The case proceeded to an eight-day jury trial in March 2024. During the trial, both parties presented evidence regarding (1) Medivation and Incyte’s relationship in the market; (2) the confidentiality of the sale process within Medivation and Panuwat’s involvement in the sale process; (3) the proximity in time between Panuwat’s receipt of the acquisition news and his trades; (4) Incyte’s stock price performance after the acquisition was publicly announced; and (5) Panuwat’s execution of the trades. Notably, Panuwat testified that he would have made exactly the same trades at exactly the same time even if he had not received the email about the impending acquisition because a Goldman Sachs report recommended the purchase of Incyte call options. Panuwat also testified that he invested over $100,000 — the largest trade he had made until that time — in order to minimize taxes on trading gains he realized earlier in the year.
Panuwat also raised several objections to the court’s proposed jury instructions. First, Panuwat argued that (1) the SEC must prove Panuwat knowingly breached a fiduciary duty owed to Medivation; (2) the instructions improperly provided that nonpublic information becomes public only when it becomes “effectively disseminated” to the investing public; and (3) the court improperly excluded a “good faith defense” instruction.
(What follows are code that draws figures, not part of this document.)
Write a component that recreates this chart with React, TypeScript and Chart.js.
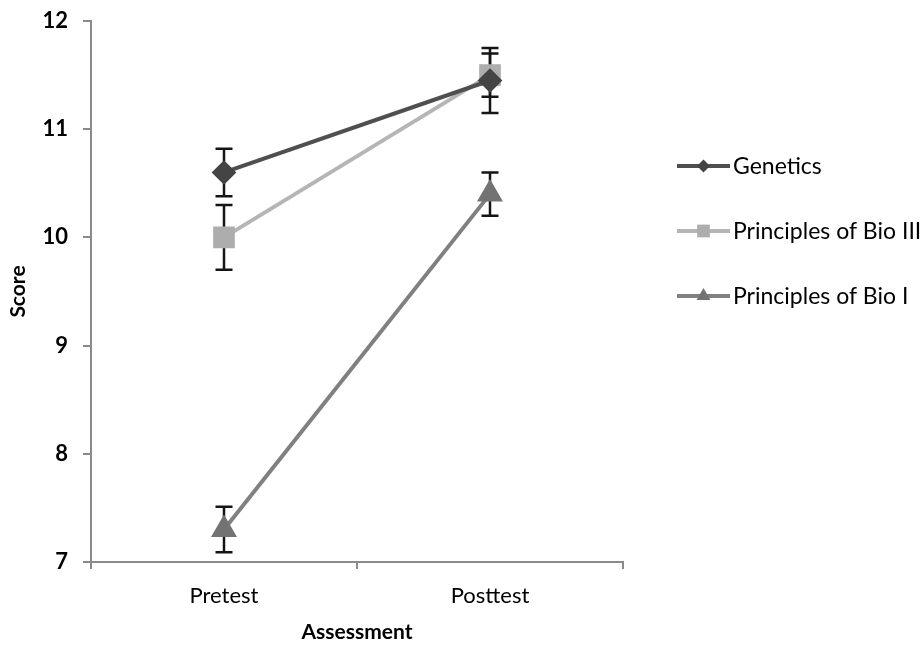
import React, { useEffect, useRef } from 'react';
import { Chart, registerables } from 'chart.js';

Chart.register(...registerables);

const categories = ['Pretest', 'Posttest'];
const seriesNames = ['Genetics', 'Principles of Bio III', 'Principles of Bio I'];
const geneticsScores = [10.6, 11.45];
const bio3Scores = [10.0, 11.5];
const bio1Scores = [7.3, 10.4];
const geneticsErr = [0.22, 0.3];
const bio3Err = [0.3, 0.2];
const bio1Err = [0.21, 0.2];
const yMin = 7;
const yMax = 12;
const yStep = 1;
const xTitle = 'Assessment';
const yTitle = 'Score';

const FONT = 'Lato, "DejaVu Sans", sans-serif';

function drawMarker(ctx: CanvasRenderingContext2D, style: string, x: number, y: number, r: number, color: string) {
  ctx.save();
  ctx.fillStyle = color;
  ctx.beginPath();
  if (style === 'rectRot') {
    ctx.moveTo(x - r, y);
    ctx.lineTo(x, y - r);
    ctx.lineTo(x + r, y);
    ctx.lineTo(x, y + r);
  } else if (style === 'rect') {
    const s = r * Math.SQRT1_2;
    ctx.rect(x - s, y - s, 2 * s, 2 * s);
  } else {
    const w = r * Math.sqrt(3) / 2;
    ctx.moveTo(x, y - r);
    ctx.lineTo(x + w, y + r / 2);
    ctx.lineTo(x - w, y + r / 2);
  }
  ctx.closePath();
  ctx.fill();
  ctx.restore();
}

const errorBarPlugin = {
  id: 'errorBars',
  beforeDatasetsDraw(chart: any) {
    const ctx = chart.ctx as CanvasRenderingContext2D;
    const yScale = chart.scales.y;
    chart.data.datasets.forEach((ds: any, i: number) => {
      const meta = chart.getDatasetMeta(i);
      meta.data.forEach((pt: any, j: number) => {
        const v = ds.data[j];
        const e = ds.errors[j];
        const top = yScale.getPixelForValue(v + e);
        const bot = yScale.getPixelForValue(v - e);
        ctx.save();
        ctx.strokeStyle = '#151515';
        ctx.lineWidth = 2.5;
        ctx.beginPath();
        ctx.moveTo(pt.x, top);
        ctx.lineTo(pt.x, bot);
        ctx.moveTo(pt.x - 8.5, top);
        ctx.lineTo(pt.x + 8.5, top);
        ctx.moveTo(pt.x - 8.5, bot);
        ctx.lineTo(pt.x + 8.5, bot);
        ctx.stroke();
        ctx.restore();
      });
    });
  },
};

const sideLegendPlugin = {
  id: 'sideLegend',
  afterDraw(chart: any, _args: any, opts: any) {
    const ctx = chart.ctx as CanvasRenderingContext2D;
    const x0 = chart.chartArea.right + opts.lineStart;
    const x1 = x0 + opts.lineLength;
    chart.data.datasets.forEach((ds: any, i: number) => {
      const y = opts.top + i * opts.spacing;
      ctx.save();
      ctx.strokeStyle = ds.borderColor;
      ctx.lineWidth = 4;
      ctx.beginPath();
      ctx.moveTo(x0, y);
      ctx.lineTo(x1, y);
      ctx.stroke();
      drawMarker(ctx, ds.pointStyle, (x0 + x1) / 2, y, opts.markerRadius[i], ds.pointBackgroundColor);
      ctx.fillStyle = '#000';
      ctx.font = opts.font;
      ctx.textBaseline = 'middle';
      ctx.textAlign = 'left';
      ctx.fillText(ds.label, x1 + 3, y + 1);
      ctx.restore();
    });
  },
};

export default function App() {
  const ref = useRef<HTMLCanvasElement>(null);
  useEffect(() => {
    if (!ref.current) return;
    const chart = new Chart(ref.current, {
      type: 'line',
      data: {
        labels: categories,
        datasets: [
          {
            label: seriesNames[0],
            data: geneticsScores,
            errors: geneticsErr,
            borderColor: '#4f4f4f',
            backgroundColor: '#444444',
            pointBackgroundColor: '#444444',
            pointBorderColor: '#444444',
            pointStyle: 'rectRot',
            pointRadius: 9.5,
            borderWidth: 4,
          } as any,
          {
            label: seriesNames[1],
            data: bio3Scores,
            errors: bio3Err,
            borderColor: '#b5b5b5',
            backgroundColor: '#adadad',
            pointBackgroundColor: '#adadad',
            pointBorderColor: '#adadad',
            pointStyle: 'rect',
            pointRadius: 12.5,
            borderWidth: 4,
          } as any,
          {
            label: seriesNames[2],
            data: bio1Scores,
            errors: bio1Err,
            borderColor: '#808080',
            backgroundColor: '#737373',
            pointBackgroundColor: '#737373',
            pointBorderColor: '#737373',
            pointStyle: 'triangle',
            pointRadius: 11,
            borderWidth: 4,
          } as any,
        ],
      },
      options: {
        animation: false,
        responsive: false,
        devicePixelRatio: 1,
        layout: { padding: { top: 21, right: 300, left: 0, bottom: 0 } },
        plugins: {
          legend: { display: false },
          tooltip: { enabled: false },
          sideLegend: {
            lineStart: 54,
            lineLength: 53,
            top: 166,
            spacing: 65,
            markerRadius: [6.5, 9, 8],
            font: `23px ${FONT}`,
          },
        } as any,
        scales: {
          x: {
            type: 'category',
            offset: true,
            afterFit: (s: any) => { s.height = 83; },
            grid: { display: true, offset: true, drawOnChartArea: false, drawTicks: true, tickLength: 7, color: '#8a8a8a', lineWidth: 2 },
            border: { display: true, color: '#8a8a8a', width: 2 },
            ticks: { color: '#000', padding: 14, font: { family: FONT, size: 22 } },
            title: { display: true, text: xTitle, color: '#000', font: { family: FONT, size: 21, weight: 'bold' }, padding: { top: 0, bottom: 0 } },
          },
          y: {
            min: yMin,
            max: yMax,
            afterFit: (s: any) => { s.width = 91; s.paddingTop = 0; s.paddingBottom = 0; },
            grid: { display: true, drawOnChartArea: false, drawTicks: true, tickLength: 8, color: '#8a8a8a', lineWidth: 2 },
            border: { display: true, color: '#8a8a8a', width: 2 },
            ticks: { stepSize: yStep, color: '#000', padding: 15, font: { family: FONT, size: 22, weight: 'bold' } },
            title: { display: true, text: yTitle, color: '#000', font: { family: FONT, size: 21, weight: 'bold' }, padding: { top: 6, bottom: 0 } },
          },
        },
      },
      plugins: [errorBarPlugin, sideLegendPlugin],
    });
    return () => chart.destroy();
  }, []);
  return (
    <div style={{ position: 'absolute', left: 0, top: 0, width: 923, height: 645, background: '#fff' }}>
      <canvas ref={ref} width={923} height={645} />
    </div>
  );
}
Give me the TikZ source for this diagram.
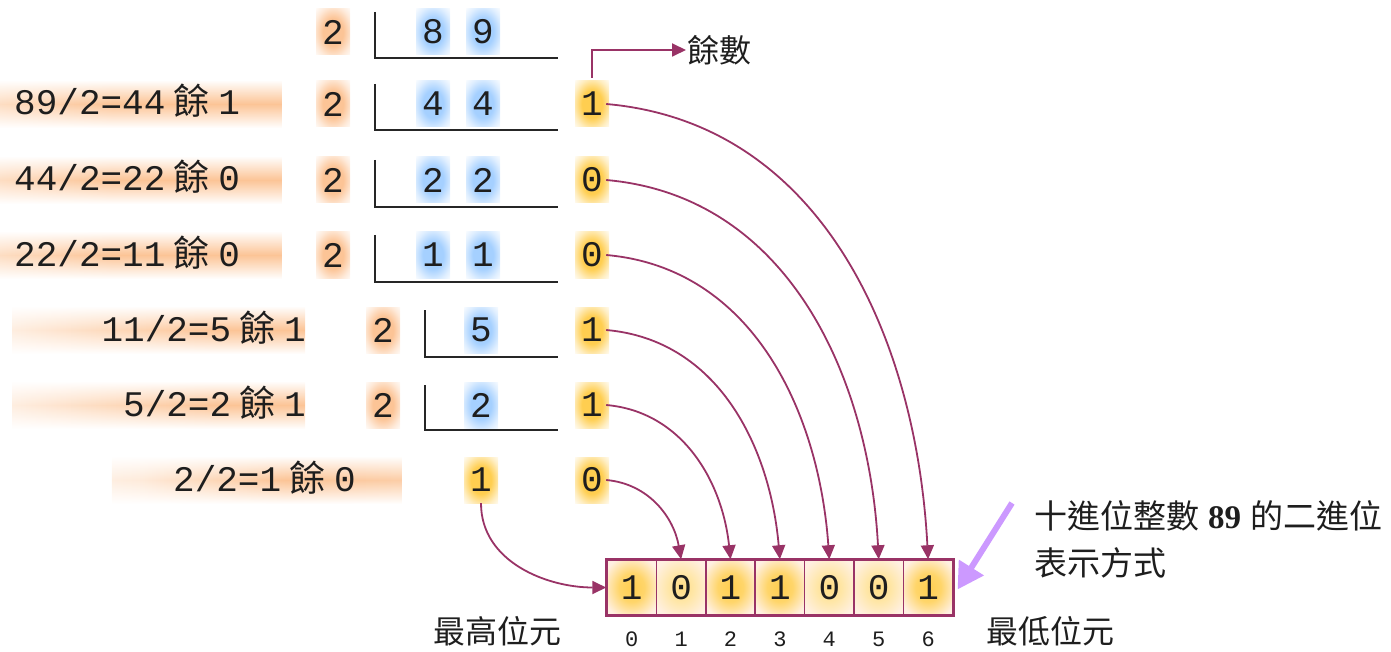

Panuwat sought leave to file an interlocutory appeal on these issues, which the court denied on the eve of trial.
After deliberating for approximately two hours, on April 5 the jury returned a verdict finding that Panuwat’s purchase of Incyte call options constituted insider trading in violation of Section 10(b) of the Securities Exchange Act of 1934 and Rule 10b-5 promulgated thereunder. Panuwat is expected to appeal the verdict.
Throughout the litigation and in its post-verdict statement, the SEC maintained that the case was not “novel” and was simply a traditional misappropriation theory insider trading case.[5]Most commentators would disagree with that characterization, and would see the action as another example of the SEC pushing the limits of the insider trading laws through individual prosecutions in an area where there is no statutory definition of insider trading and much of the law is judge-made. The court’s decisions at the motion to dismiss and summary judgment stages raise significant questions about what constitutes a “sufficient market connection” between two companies giving rise to insider trading liability, and what role a company’s internal policies may play in determining the duties at issue and the scope of liability. The SEC’s success in Panuwat may encourage both the SEC and the Department of Justice to pursue more “shadow trading” cases, or more generally expand the parameters and reach of insider trading law to new fact patterns.
[1]SEC v. Panuwat, No. 21-CV-6322 (N.D. Cal.).
[2]SEC v. Panuwat, No. 21-6322, 2022 WL 633306 (N.D. Cal. Jan. 14, 2022) (order denying motion to dismiss).
[3]SEC v. Panuwat, No. 21-CV-6322, 2023 WL 9375861 (N.D. Cal. Nov. 20, 2023) (order denying summary judgment).
[4]See, e.g., In re Countrywide Fin. Corp. Sec. Litig., 588 F. Supp. 2d 1132 (C.D. Cal. 2008); SEC v. Moshayedi, No. 12-CV-1179, 2013 WL 12172131 (C.D. Cal. Sept. 23, 2013).